Within the “cultural Axis,” the relationship between Germany and Italy was strained. Martin was right to include the Italian case, even if Mussolini’s parallel bid for cultural power, like his parallel war, accomplished little. Hitler always accepted that Mussolini was his forerunner—the Duce’s bust stood on his desk—and while always ready to try to upstage him never let him drop. And so his “inter-national” organizations often attributed a strong second role to the Italians. But the Italians worked from within to subvert German claims to primacy.

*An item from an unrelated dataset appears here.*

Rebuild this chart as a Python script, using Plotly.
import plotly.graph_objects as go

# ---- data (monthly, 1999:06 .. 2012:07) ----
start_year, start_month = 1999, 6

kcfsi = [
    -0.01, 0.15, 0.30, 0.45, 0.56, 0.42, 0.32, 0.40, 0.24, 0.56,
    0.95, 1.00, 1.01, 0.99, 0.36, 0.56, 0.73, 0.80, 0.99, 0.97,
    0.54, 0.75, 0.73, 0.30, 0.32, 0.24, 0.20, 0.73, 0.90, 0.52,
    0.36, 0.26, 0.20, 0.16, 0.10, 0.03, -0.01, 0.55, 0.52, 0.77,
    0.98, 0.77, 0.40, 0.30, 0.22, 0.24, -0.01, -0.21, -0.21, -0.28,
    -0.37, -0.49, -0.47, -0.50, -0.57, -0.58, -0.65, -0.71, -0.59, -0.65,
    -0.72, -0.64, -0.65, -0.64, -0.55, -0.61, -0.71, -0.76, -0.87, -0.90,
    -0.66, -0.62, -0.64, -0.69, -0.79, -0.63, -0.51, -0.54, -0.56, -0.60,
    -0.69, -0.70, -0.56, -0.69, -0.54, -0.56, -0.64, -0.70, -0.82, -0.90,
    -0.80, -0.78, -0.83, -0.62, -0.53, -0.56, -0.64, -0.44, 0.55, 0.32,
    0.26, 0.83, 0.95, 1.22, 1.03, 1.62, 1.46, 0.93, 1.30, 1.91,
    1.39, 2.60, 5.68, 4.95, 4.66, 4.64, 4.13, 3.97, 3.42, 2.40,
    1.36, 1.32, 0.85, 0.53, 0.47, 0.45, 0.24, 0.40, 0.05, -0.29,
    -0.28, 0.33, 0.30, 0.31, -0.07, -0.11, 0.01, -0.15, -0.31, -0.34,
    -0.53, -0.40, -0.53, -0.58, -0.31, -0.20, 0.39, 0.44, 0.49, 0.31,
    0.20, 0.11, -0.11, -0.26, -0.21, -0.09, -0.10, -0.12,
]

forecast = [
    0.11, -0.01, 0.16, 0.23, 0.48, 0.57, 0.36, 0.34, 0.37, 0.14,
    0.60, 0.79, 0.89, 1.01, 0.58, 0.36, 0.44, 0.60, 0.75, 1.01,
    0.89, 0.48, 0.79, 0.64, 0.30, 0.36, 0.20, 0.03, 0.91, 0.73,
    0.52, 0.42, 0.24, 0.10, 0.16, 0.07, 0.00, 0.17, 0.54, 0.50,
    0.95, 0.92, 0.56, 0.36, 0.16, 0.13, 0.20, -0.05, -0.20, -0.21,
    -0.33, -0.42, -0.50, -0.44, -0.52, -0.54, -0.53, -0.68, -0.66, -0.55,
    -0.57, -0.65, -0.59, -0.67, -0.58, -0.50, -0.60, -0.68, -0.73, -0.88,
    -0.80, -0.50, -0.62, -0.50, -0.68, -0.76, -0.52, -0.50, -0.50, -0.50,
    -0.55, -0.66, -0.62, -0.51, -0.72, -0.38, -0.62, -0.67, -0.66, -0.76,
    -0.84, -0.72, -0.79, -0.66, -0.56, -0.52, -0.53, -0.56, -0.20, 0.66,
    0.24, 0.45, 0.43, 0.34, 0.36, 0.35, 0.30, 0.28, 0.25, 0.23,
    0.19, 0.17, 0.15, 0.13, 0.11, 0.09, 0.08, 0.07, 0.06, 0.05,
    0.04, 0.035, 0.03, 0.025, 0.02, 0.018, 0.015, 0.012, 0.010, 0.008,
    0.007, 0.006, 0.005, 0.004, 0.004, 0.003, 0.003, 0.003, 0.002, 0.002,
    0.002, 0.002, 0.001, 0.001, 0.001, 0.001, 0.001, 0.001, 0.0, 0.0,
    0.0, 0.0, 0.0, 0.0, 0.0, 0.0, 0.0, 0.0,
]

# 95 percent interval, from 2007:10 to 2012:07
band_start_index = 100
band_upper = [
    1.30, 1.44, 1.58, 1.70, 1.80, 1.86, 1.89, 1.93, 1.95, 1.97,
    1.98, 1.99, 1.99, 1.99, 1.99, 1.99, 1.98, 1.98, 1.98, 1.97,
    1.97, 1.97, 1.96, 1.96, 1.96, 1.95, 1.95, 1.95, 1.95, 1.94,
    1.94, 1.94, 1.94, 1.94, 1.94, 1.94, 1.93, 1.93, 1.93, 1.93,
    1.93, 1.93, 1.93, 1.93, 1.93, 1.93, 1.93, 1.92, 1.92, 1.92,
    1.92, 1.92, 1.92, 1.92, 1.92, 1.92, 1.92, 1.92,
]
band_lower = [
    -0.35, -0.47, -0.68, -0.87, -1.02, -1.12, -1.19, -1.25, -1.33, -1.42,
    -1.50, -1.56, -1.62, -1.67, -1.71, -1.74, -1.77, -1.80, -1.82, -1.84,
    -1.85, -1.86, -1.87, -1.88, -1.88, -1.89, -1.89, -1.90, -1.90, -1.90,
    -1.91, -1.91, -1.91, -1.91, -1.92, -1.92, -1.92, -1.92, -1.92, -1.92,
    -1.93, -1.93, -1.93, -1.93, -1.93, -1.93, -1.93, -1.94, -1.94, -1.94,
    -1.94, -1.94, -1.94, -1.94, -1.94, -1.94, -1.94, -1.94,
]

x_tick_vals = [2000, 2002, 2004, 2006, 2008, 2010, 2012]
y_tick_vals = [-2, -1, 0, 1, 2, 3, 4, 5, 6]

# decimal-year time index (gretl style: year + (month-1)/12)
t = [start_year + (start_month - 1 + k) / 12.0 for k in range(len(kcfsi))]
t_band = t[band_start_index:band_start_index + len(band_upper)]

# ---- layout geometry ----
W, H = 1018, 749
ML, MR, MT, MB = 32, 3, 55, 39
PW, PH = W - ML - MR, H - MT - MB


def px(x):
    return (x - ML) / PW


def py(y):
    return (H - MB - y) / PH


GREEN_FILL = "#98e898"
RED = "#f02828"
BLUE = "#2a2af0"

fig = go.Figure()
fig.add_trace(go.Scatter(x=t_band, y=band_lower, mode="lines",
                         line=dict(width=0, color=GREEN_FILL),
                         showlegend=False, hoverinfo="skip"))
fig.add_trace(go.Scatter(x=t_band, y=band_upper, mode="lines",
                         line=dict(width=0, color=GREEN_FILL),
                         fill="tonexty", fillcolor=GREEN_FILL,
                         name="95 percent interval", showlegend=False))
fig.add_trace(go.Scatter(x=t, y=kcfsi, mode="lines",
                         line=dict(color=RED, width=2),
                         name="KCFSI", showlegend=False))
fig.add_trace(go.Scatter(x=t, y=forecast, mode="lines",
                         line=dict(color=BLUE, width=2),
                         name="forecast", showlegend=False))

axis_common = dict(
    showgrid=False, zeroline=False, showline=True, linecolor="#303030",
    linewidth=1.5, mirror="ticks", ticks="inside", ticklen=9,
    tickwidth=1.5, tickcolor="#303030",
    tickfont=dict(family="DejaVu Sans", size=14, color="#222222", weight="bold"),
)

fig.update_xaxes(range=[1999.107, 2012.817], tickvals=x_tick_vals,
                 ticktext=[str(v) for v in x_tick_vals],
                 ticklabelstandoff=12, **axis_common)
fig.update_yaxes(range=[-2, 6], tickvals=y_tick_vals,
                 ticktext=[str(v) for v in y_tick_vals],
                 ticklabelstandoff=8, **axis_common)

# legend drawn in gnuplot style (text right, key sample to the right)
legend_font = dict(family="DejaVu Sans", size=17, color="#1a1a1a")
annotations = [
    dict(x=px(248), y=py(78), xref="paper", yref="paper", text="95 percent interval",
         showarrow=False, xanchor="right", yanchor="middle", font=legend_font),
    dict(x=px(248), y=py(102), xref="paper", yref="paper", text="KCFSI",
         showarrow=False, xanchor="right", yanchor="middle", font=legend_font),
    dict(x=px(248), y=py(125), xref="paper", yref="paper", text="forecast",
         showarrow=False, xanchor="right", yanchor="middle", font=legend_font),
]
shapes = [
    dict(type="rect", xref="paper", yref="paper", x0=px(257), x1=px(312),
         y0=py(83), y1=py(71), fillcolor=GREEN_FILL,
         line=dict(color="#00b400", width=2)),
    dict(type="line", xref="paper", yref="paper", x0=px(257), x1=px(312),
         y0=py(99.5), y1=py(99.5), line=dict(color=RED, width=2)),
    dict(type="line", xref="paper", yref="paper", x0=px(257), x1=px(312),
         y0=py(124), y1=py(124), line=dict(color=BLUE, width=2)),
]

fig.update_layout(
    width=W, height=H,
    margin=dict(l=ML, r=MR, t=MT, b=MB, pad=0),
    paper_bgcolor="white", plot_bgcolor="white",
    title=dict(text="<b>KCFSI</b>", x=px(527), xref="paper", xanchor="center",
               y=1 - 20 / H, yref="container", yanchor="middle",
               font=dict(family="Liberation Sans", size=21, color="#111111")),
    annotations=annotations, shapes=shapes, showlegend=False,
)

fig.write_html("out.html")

A major obstacle to the success of Axis “inter-national” cultural organizations—especially with the Nazis—was their ideological narrowness. While an alignment with militant antimodernism attracted conservative writers and artists, these generated little excitement compared to the modernists. Hitler’s efforts to stem the mass appeal of Hollywood films and jazz only made them (as Martin suggests) more seductive and, in a final irony, prepared for the triumph of American music, jeans, and film in the postwar world by trying to make them taboo.

Soft power seems to have thrived best without direct military occupation. The global influence of French language, manners, and ideas began in the seventeenth century, and depended little on the conquests of Louis XIV and Napoleon. The ascendancy of the English language began with the commercial and financial power of the City of London in the nineteenth century, and owed little to conquest or colonial occupation, though those helped. The soft power of the United States, the most successful yet, spread far beyond direct American military presence. It prospered by appealing to mass popular tastes in music, dress, and entertainment, while the “cultural axis” aimed at conventional forms of high culture. The United States government did not ignore high culture—consider the activities of the United States Information Agency and the Congress for Cultural Freedom after World War II. But American soft power thrived mostly through the profit motive and by offering popular entertainment to the young.

Far from reaching for a revolver to deal with “culture,” Hitler (with Mussolini struggling behind) tried with at least some initial success to use international cultural organizations to enhance his military power. This story has been approached mostly, if at all, in individual national terms, but Martin has brought the whole Axis cultural project admirably into focus.